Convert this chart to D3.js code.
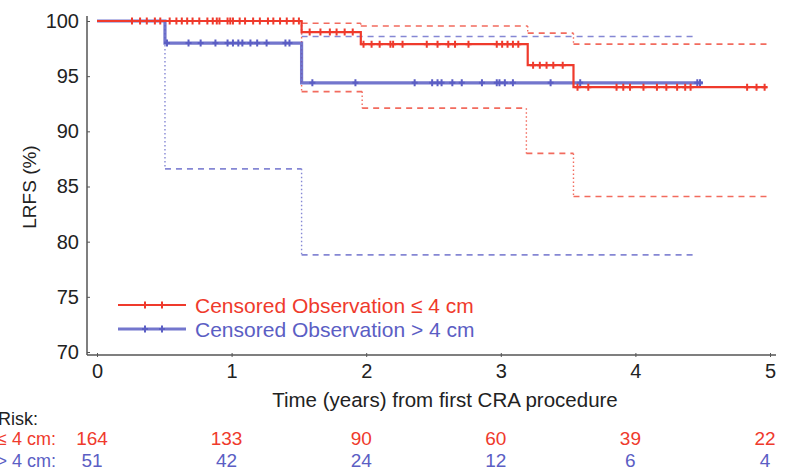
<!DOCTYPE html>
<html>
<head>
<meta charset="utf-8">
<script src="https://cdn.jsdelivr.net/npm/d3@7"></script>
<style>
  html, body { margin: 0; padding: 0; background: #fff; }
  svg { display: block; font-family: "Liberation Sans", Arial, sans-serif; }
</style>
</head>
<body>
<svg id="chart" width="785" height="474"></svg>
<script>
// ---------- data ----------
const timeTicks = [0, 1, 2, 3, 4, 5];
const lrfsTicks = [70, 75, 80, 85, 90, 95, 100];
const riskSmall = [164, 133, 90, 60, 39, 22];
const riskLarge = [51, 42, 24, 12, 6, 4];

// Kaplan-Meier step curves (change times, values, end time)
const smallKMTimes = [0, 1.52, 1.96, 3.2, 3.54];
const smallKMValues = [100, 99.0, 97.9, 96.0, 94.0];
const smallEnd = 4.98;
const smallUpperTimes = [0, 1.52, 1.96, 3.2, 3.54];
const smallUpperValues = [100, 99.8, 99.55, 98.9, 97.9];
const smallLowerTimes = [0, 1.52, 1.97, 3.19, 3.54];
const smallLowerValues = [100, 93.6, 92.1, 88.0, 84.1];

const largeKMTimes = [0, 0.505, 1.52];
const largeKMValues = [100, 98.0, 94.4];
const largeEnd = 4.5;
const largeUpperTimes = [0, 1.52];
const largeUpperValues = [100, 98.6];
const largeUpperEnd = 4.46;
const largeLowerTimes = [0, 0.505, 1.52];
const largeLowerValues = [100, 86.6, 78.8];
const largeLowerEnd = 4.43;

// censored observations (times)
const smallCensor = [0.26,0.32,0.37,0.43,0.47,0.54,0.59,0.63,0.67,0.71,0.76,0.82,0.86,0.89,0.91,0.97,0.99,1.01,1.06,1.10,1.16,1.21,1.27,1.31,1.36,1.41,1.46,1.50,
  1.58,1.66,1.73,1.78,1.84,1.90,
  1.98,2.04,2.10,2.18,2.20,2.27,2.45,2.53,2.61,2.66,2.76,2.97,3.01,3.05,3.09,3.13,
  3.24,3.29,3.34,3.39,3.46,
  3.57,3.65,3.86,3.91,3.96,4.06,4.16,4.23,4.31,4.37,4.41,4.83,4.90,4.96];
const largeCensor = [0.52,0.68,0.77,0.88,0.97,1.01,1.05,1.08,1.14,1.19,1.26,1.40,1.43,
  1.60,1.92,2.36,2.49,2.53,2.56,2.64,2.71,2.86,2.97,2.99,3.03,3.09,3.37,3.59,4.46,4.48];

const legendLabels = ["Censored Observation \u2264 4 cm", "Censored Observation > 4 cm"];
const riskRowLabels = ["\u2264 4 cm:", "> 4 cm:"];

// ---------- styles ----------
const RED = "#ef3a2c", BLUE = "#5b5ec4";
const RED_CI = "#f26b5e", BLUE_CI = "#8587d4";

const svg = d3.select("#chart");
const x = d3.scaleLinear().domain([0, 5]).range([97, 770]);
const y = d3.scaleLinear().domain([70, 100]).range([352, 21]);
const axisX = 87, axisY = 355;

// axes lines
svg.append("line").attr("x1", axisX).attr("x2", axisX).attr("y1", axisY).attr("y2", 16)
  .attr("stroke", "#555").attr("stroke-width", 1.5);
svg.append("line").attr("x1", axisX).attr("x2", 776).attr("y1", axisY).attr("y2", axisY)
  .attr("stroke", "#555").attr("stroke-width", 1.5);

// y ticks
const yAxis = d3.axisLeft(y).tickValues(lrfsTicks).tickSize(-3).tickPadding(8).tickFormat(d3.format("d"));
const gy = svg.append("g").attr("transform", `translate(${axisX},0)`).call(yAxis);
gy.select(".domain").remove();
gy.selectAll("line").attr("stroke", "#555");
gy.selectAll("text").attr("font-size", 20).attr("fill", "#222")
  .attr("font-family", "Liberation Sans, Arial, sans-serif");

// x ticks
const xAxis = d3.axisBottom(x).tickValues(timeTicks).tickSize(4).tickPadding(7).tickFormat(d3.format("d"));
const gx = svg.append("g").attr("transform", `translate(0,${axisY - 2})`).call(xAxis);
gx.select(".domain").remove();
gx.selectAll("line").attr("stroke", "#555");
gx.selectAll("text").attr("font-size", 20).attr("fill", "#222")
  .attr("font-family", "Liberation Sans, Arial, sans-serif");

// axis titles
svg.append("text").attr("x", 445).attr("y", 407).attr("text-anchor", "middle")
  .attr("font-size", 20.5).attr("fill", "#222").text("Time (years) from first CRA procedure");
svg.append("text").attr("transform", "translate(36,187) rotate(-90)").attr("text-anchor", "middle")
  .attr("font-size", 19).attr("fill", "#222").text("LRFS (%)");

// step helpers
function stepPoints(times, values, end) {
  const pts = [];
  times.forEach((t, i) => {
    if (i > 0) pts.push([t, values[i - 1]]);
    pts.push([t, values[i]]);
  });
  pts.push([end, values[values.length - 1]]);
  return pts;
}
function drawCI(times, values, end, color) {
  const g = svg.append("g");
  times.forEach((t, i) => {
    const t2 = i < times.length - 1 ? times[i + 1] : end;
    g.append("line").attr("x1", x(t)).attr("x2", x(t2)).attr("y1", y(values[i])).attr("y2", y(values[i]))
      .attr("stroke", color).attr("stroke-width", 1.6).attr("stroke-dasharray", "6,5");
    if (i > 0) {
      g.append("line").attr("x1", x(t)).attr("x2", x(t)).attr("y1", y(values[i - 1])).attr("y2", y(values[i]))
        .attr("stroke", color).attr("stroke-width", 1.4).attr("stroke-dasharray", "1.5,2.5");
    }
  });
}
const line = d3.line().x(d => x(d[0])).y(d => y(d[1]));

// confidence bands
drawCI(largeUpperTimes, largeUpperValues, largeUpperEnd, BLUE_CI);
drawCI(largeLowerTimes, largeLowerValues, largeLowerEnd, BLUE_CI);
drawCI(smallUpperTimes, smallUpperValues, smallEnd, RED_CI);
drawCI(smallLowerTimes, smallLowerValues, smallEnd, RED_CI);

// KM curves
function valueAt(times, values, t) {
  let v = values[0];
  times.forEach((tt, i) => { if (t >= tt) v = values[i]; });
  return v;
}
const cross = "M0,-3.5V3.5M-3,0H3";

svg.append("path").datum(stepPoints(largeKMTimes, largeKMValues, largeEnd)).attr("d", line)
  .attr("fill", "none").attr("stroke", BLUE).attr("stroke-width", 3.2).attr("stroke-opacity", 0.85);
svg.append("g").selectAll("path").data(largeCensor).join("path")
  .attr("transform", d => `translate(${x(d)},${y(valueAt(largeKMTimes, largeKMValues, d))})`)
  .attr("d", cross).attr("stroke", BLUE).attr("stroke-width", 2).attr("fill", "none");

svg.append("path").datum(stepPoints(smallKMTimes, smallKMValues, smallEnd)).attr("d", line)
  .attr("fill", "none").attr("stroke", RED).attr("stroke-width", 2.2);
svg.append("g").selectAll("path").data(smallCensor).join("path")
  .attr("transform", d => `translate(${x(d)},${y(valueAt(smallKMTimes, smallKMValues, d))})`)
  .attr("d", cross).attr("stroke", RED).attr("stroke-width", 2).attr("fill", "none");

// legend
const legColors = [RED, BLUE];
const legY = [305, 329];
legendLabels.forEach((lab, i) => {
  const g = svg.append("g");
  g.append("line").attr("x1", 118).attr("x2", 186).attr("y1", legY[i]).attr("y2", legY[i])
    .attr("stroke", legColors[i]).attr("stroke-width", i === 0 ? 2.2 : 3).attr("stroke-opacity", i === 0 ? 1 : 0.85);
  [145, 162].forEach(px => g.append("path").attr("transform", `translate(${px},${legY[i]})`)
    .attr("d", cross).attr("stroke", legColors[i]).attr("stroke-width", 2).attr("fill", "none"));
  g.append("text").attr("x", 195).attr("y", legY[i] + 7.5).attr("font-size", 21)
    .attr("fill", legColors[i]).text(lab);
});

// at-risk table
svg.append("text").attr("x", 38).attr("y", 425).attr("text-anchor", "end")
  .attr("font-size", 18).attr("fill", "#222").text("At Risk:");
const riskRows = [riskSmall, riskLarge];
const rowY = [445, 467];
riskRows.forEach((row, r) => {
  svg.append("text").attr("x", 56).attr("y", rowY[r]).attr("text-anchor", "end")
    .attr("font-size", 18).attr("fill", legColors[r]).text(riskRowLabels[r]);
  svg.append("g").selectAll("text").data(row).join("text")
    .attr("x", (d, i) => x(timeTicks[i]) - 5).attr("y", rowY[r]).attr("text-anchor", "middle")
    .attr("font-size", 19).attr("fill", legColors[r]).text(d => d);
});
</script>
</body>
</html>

────────────────────────────────────────

The request
Return every line in the listing that contains the word "chart".

Task solution
Convert this chart to D3.js code.
<svg id="chart" width="785" height="474"></svg>
const svg = d3.select("#chart");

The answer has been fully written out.